All told, though, it had been a fine summer outing, one of the first days Nathan had taken off in his new homeland. Back in Manhattan, he began to encounter constant mentions and references to the Brooklyn beach resort that he and his cousin had visited. Max Singer, a Coney Island businessman who owned a small stand on Surf Avenue, made it a habit of dropping by Max's Busy Bee every Thursday. Mr. Singer was romantically interested in Nathan's sister Anna and soon struck up a friendship with her brother Nathan. Eventually, Nathan asked the man about employment, trying to fill his slack time when the Manhattan luncheonette traffic dwindled on the weekends.
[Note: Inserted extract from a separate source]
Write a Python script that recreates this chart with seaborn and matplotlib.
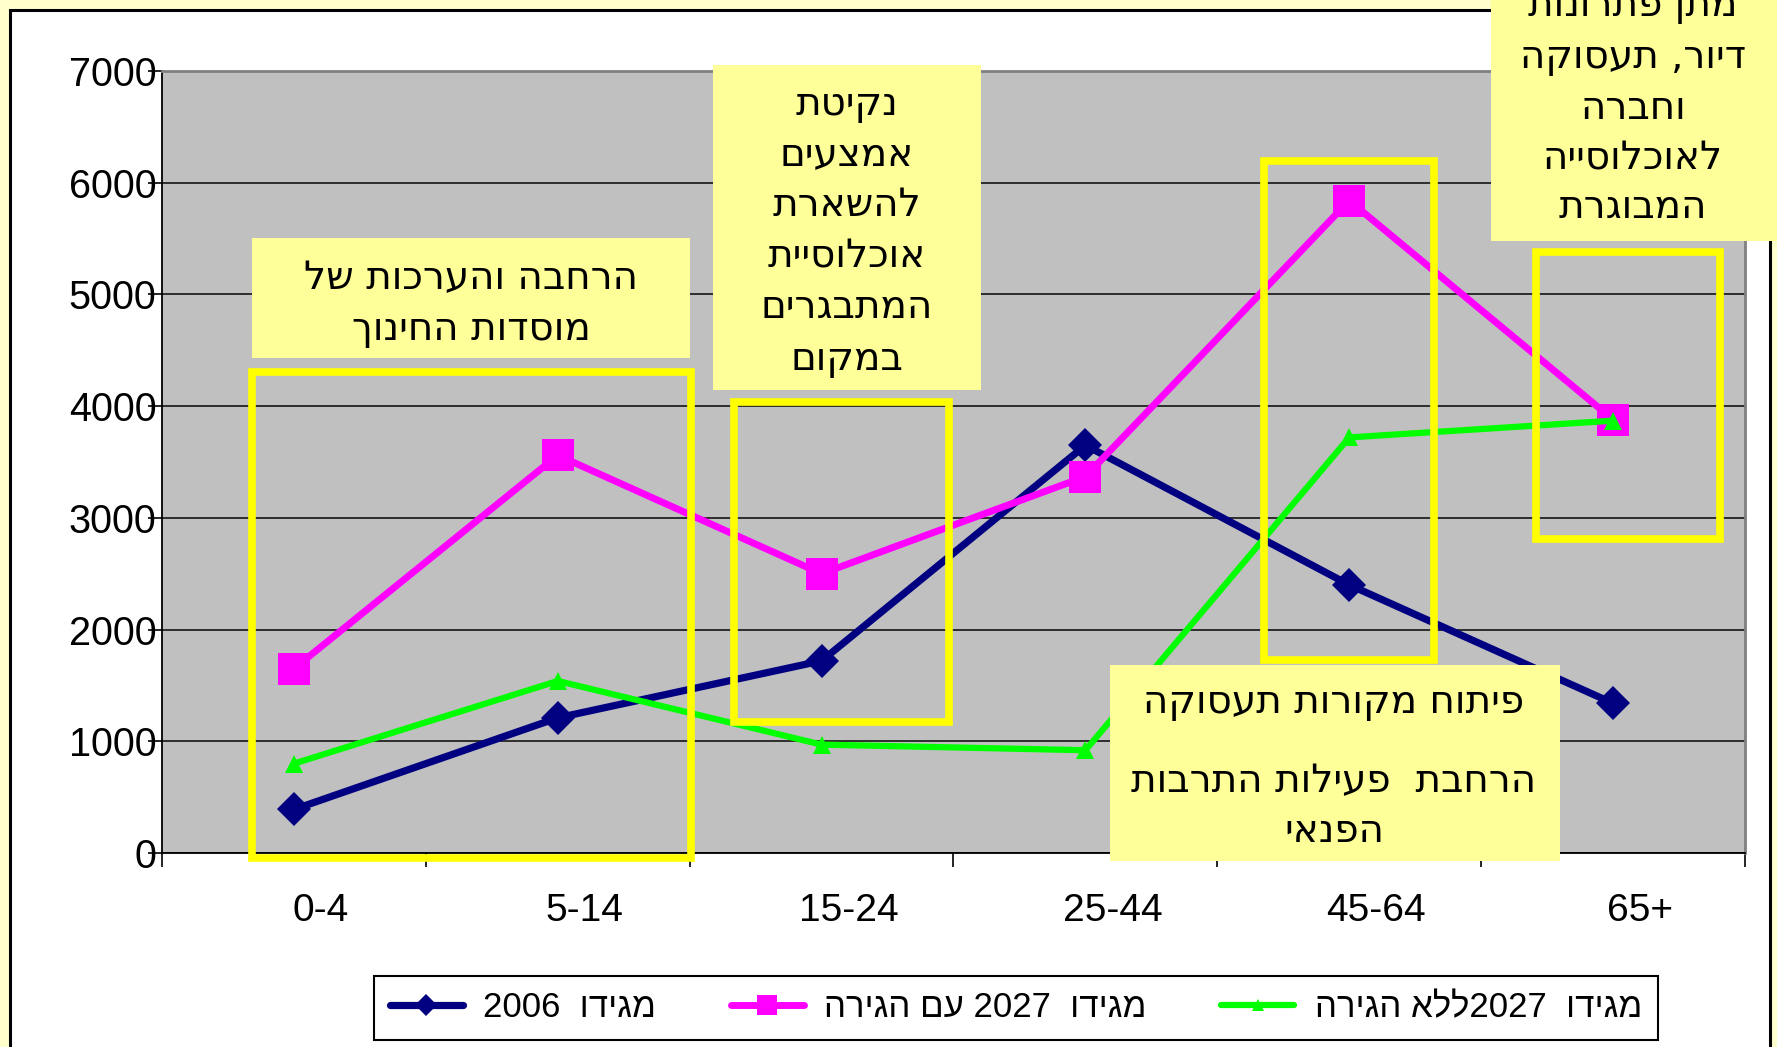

“Mr. Singer, could you give me a job in the summertime, Saturday, Sunday? We close the place [Max's Busy Bee] in the afternoon on Saturday. So I can come out and work for you on Saturday. I could work half a day on Saturday, until one, two o'clock in the morning, and then Sunday a whole day.”

His current seventy-five-hour workweek wasn't enough. Nathan wanted more. But Max Singer couldn't do anything for him. He suggested that the eager beaver should go out to Coney Island himself and canvass the many restaurants that were springing up along Surf Avenue, catering to the growing crowds of visitors.

It took him a while, but in the summer of 1914, Nathan finally went out to Coney Island to seek seasonal work in earnest. At first, he struck out. A certain Mr. Kissler, a contact given to him by Singer, was friendly but unable to help. “I'm sorry, I'm filled up,” he was told. “But go to this fella, across the street.” When that establishment also lacked openings, Nathan would return to Singer. “Can you give me another place to go?” he would ask. He was dogged, unwilling to take no for an answer, unafraid of bothering people again and again.

Finally, Singer said the magic words. “Go to Feltman's.”